### INFORMATION SUPPLIED
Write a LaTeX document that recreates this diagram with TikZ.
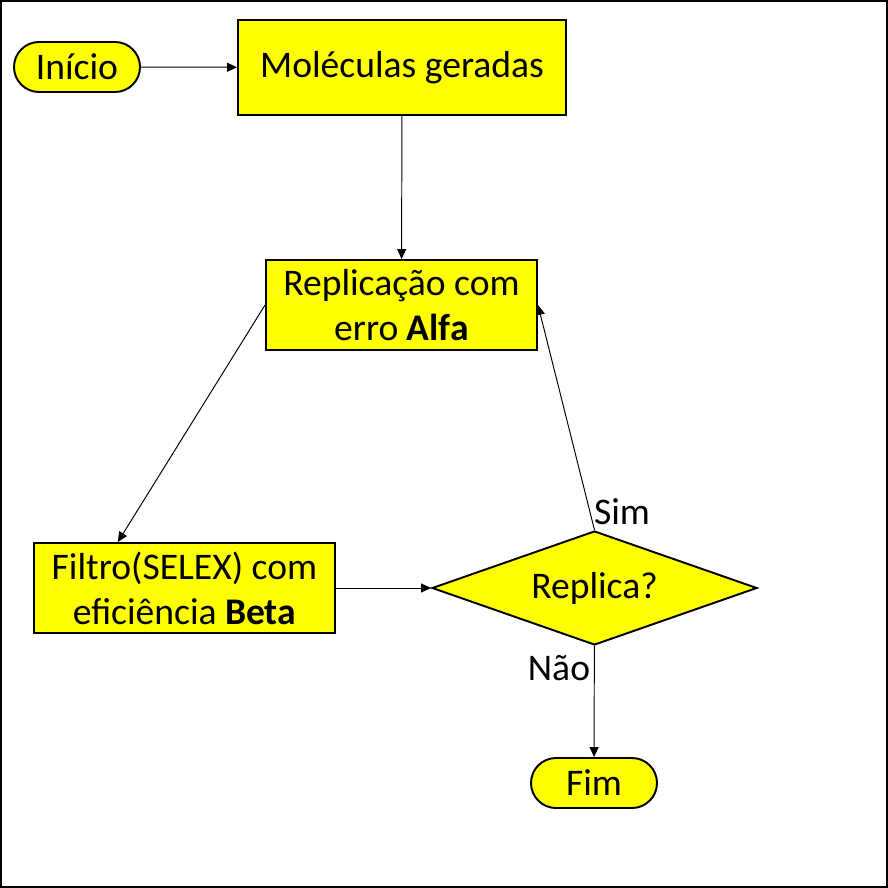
\documentclass[tikz,border=0pt]{standalone}
\usepackage{fontspec}
\setmainfont{Carlito}
\usepackage{xcolor}
\usetikzlibrary{shapes.geometric,arrows.meta,positioning,calc}
\definecolor{fcyellow}{rgb}{1,1,0}

\begin{document}
\begin{tikzpicture}[
  font=\fontsize{21.4}{25.5}\selectfont,
  box/.style={draw=black, fill=fcyellow, line width=1.1pt, align=center, inner sep=2pt},
  proc/.style={box, rectangle},
  term/.style={box, rectangle, rounded corners=0.5cm, minimum width=2.52cm, minimum height=1.0cm},
  dec/.style={box, diamond, aspect=2.85, minimum width=6.5cm, minimum height=2.28cm, inner sep=0pt},
  flow/.style={line width=0.55pt, -{Triangle[length=0.2cm, width=0.18cm]}}
]
\useasboundingbox (0,0) rectangle (17.76,-17.76);
\draw[line width=1.2pt] (0.02,-0.02) rectangle (17.74,-17.74);

\node[term] (ini) at (1.54,-1.34) {Início};
\node[proc, minimum width=6.56cm, minimum height=1.9cm] (mol) at (8.04,-1.35) {Moléculas geradas};
\node[proc, minimum width=5.42cm, minimum height=1.8cm] (rep) at (8.03,-6.1) {Replicação com\\erro \textbf{Alfa}};
\node[proc, minimum width=6.02cm, minimum height=1.8cm] (fil) at (3.69,-11.76) {Filtro(SELEX) com\\eficiência \textbf{Beta}};
\node[dec] (rpl) at (11.89,-11.76) {Replica?};
\node[term] (fim) at (11.88,-15.66) {Fim};

\node (sim) at (12.44,-10.24) {Sim};
\node (nao) at (11.18,-13.36) {Não};

\coordinate (filin) at ($(fil.north west)!0.28!(fil.north east)$);

\draw[flow] (ini) -- (mol);
\draw[flow] (mol) -- (rep);
\draw[flow] (rep.west) -- (filin);
\draw[flow] (fil) -- (rpl);
\draw[flow] (rpl.north) -- (rep.east);
\draw[flow] (rpl) -- (fim);
\end{tikzpicture}
\end{document}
######
From the top of the listing above, repeat each line exactly until you reach the line containing "($(fil.north west)!0.28!(fil.north east)$);", and repeat that one too. Leave the pictures out.

:: TASK OUTPUT ::
Write a LaTeX document that recreates this diagram with TikZ.
\documentclass[tikz,border=0pt]{standalone}
\usepackage{fontspec}
\setmainfont{Carlito}
\usepackage{xcolor}
\usetikzlibrary{shapes.geometric,arrows.meta,positioning,calc}
\definecolor{fcyellow}{rgb}{1,1,0}

\begin{document}
\begin{tikzpicture}[
  font=\fontsize{21.4}{25.5}\selectfont,
  box/.style={draw=black, fill=fcyellow, line width=1.1pt, align=center, inner sep=2pt},
  proc/.style={box, rectangle},
  term/.style={box, rectangle, rounded corners=0.5cm, minimum width=2.52cm, minimum height=1.0cm},
  dec/.style={box, diamond, aspect=2.85, minimum width=6.5cm, minimum height=2.28cm, inner sep=0pt},
  flow/.style={line width=0.55pt, -{Triangle[length=0.2cm, width=0.18cm]}}
]
\useasboundingbox (0,0) rectangle (17.76,-17.76);
\draw[line width=1.2pt] (0.02,-0.02) rectangle (17.74,-17.74);

\node[term] (ini) at (1.54,-1.34) {Início};
\node[proc, minimum width=6.56cm, minimum height=1.9cm] (mol) at (8.04,-1.35) {Moléculas geradas};
\node[proc, minimum width=5.42cm, minimum height=1.8cm] (rep) at (8.03,-6.1) {Replicação com\\erro \textbf{Alfa}};
\node[proc, minimum width=6.02cm, minimum height=1.8cm] (fil) at (3.69,-11.76) {Filtro(SELEX) com\\eficiência \textbf{Beta}};
\node[dec] (rpl) at (11.89,-11.76) {Replica?};
\node[term] (fim) at (11.88,-15.66) {Fim};

\node (sim) at (12.44,-10.24) {Sim};
\node (nao) at (11.18,-13.36) {Não};

\coordinate (filin) at ($(fil.north west)!0.28!(fil.north east)$);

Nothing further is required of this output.